Control of transport properties of hybrid molybdenum disulfide (MoS₂) – ferroelectric devices via domain engineering

We demonstrate a concept of programmable ferroelectric devices comprised of two-dimensional (2D) and ferroelectric (FE) materials, which enables precise modulation of the in-plane conductivity of a 2D channel material through nanoengineering of FE domains with out-of-plane polarization. The functionality of these new devices has been demonstrated using field-effect transistors (FETs) fabricated with monolayer molybdenum disulfide (MoS₂) channels on the Pb(Zr,Ti)O₃ substrates. Using piezoresponse force microscopy, we show that local switching of FE polarization by a conductive probe can be used to tune the conductivity of the MoS₂ channel.

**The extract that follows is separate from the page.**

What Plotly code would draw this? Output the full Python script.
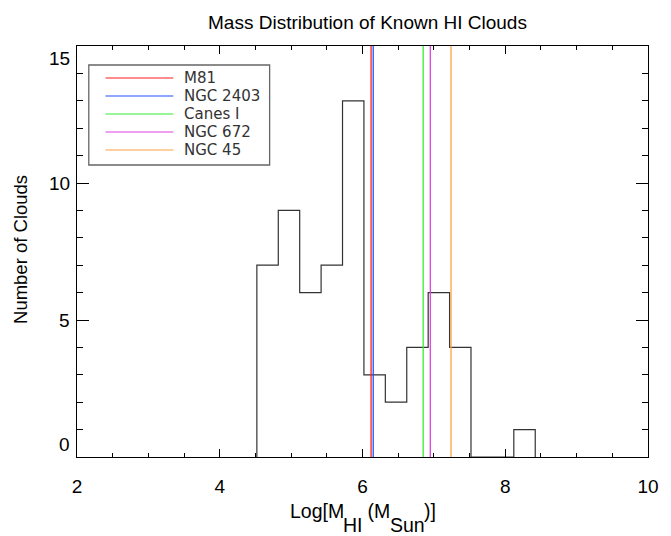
import plotly.graph_objects as go

# Histogram of cloud masses (log10 M_HI), bins of 0.3 dex
bin_edges = [4.52, 4.82, 5.12, 5.42, 5.72, 6.02, 6.32, 6.62, 6.92, 7.22, 7.52, 7.82, 8.12, 8.42]
counts = [7, 9, 6, 7, 13, 3, 2, 4, 6, 4, 0, 0, 1]

# Reference masses of known HI clouds
cloud_names = ["M81", "NGC 2403", "Canes I", "NGC 672", "NGC 45"]
cloud_logmass = [6.12, 6.15, 6.85, 6.95, 7.24]
cloud_colors = ["#ff1a1a", "#1f4fff", "#33ee33", "#e040e0", "#ffa040"]

x_ticks = [2, 4, 6, 8, 10]
y_ticks = [0, 5, 10, 15]

title_text = "Mass Distribution of Known HI Clouds"
y_title = "Number of Clouds"
# x-axis title pieces: (text, is_subscript)
x_title_parts = [("Log[M", False), ("HI", True), (" (M", False), ("Sun", True), (")]", False)]

FONT = "Liberation Sans, Arial, Helvetica, sans-serif"

# canvas and plot-area geometry (pixels)
W, H = 671, 536
L, R, T, B = 77, 13, 46, 79
pw, ph = W - L - R, H - T - B
px = lambda p: (p - L) / pw
py = lambda p: (H - B - p) / ph

# step outline of the histogram
step_x = [bin_edges[0]] + bin_edges[:-1] + [bin_edges[-1]]
step_y = [0] + counts + [0]

fig = go.Figure()
fig.add_trace(go.Scatter(
    x=step_x, y=step_y, mode="lines", line=dict(color="#333333", width=1.2, shape="hv"),
    showlegend=False, hoverinfo="skip"))

for name, m, c in zip(cloud_names, cloud_logmass, cloud_colors):
    fig.add_trace(go.Scatter(
        x=[m, m], y=[0, 15], mode="lines", line=dict(color=c, width=1.3),
        name=name, showlegend=False))

shapes = []
annotations = []

# legend box in the upper left of the plot area
shapes.append(dict(type="rect", xref="paper", yref="paper", x0=px(89), x1=px(273), y0=py(165), y1=py(65),
                   line=dict(color="#666666", width=1.3), fillcolor="white", layer="below"))
for i, (name, c) in enumerate(zip(cloud_names, cloud_colors)):
    yy = py(78 + 18 * i)
    shapes.append(dict(type="line", xref="paper", yref="paper", x0=px(106), x1=px(175), y0=yy, y1=yy,
                       line=dict(color=c, width=1.2)))
    annotations.append(dict(xref="paper", yref="paper", x=px(185), y=yy, text=name, showarrow=False,
                            xanchor="left", yanchor="middle", borderpad=0,
                            font=dict(family="DejaVu Sans", size=15, color="#333333")))

# y tick labels, end labels kept inside the axis span
for v in y_ticks:
    anchor = "top" if v == max(y_ticks) else ("bottom" if v == min(y_ticks) else "middle")
    annotations.append(dict(xref="paper", yref="y", x=0, y=v, text=str(v), showarrow=False,
                            xanchor="right", yanchor=anchor, xshift=-5,
                            font=dict(family=FONT, size=19, color="black")))

# y axis title
annotations.append(dict(xref="paper", yref="paper", x=px(20), y=py(249), text=y_title, textangle=-90,
                        showarrow=False, xanchor="center", yanchor="middle",
                        font=dict(family=FONT, size=18.5, color="black")))

# x axis title with full-size, deeply lowered subscripts
ARIAL_W = {"L": .556, "o": .556, "g": .556, "[": .278, "M": .833, "H": .722, "I": .278, " ": .278,
           "(": .333, "S": .667, "u": .556, "n": .556, ")": .333, "]": .278}
XT_SIZE = 19.5
seg_w = [sum(ARIAL_W[ch] for ch in s) * XT_SIZE for s, _ in x_title_parts]
cursor = (L + W - R) / 2 - sum(seg_w) / 2
for (s, is_sub), w in zip(x_title_parts, seg_w):
    annotations.append(dict(xref="paper", yref="paper", x=px(cursor - 2), y=py(525 if is_sub else 511),
                            text=s.replace(" ", "&nbsp;"), showarrow=False, xanchor="left", yanchor="middle",
                            font=dict(family=FONT, size=XT_SIZE, color="black")))
    cursor += w

fig.update_layout(
    width=W, height=H, margin=dict(l=L, r=R, t=T, b=B),
    paper_bgcolor="white", plot_bgcolor="white",
    title=dict(text=title_text, x=(L + W - R) / 2 / W, xanchor="center",
               y=1 - 22.5 / H, yanchor="middle", font=dict(family=FONT, size=19, color="black")),
    font=dict(family=FONT, size=19, color="black"),
    shapes=shapes, annotations=annotations,
    showlegend=False,
)
fig.update_xaxes(
    range=[2, 10], tickvals=x_ticks, ticks="inside", ticklen=8, tickwidth=1, tickcolor="black",
    minor=dict(dtick=0.5, ticklen=4, ticks="inside", tickcolor="black"),
    ticklabelstandoff=12,
    showline=True, linecolor="black", linewidth=1.4, mirror="ticks", showgrid=False, zeroline=False,
)
fig.update_yaxes(
    range=[0, 15], tickvals=y_ticks, ticks="inside", ticklen=12, tickwidth=1, tickcolor="black",
    minor=dict(dtick=1, ticklen=6, ticks="inside", tickcolor="black"),
    showticklabels=False,
    showline=True, linecolor="black", linewidth=1.4, mirror="ticks", showgrid=False, zeroline=False,
)

fig.write_html("out.html")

Specifically, patterning of the nanoscale domains with downward polarization creates conductive paths in a resistive MoS₂ channel so that the conductivity of an FET is determined by the number and length of the paths connecting source and drain electrodes. In addition to the device programmability, we demonstrate the device ON/OFF cyclic endurance by successive writing and erasing of conductive paths in a MoS₂ channel. These findings may inspire the development of advanced energy-efficient programmable synaptic devices based on combination of 2D and FE materials.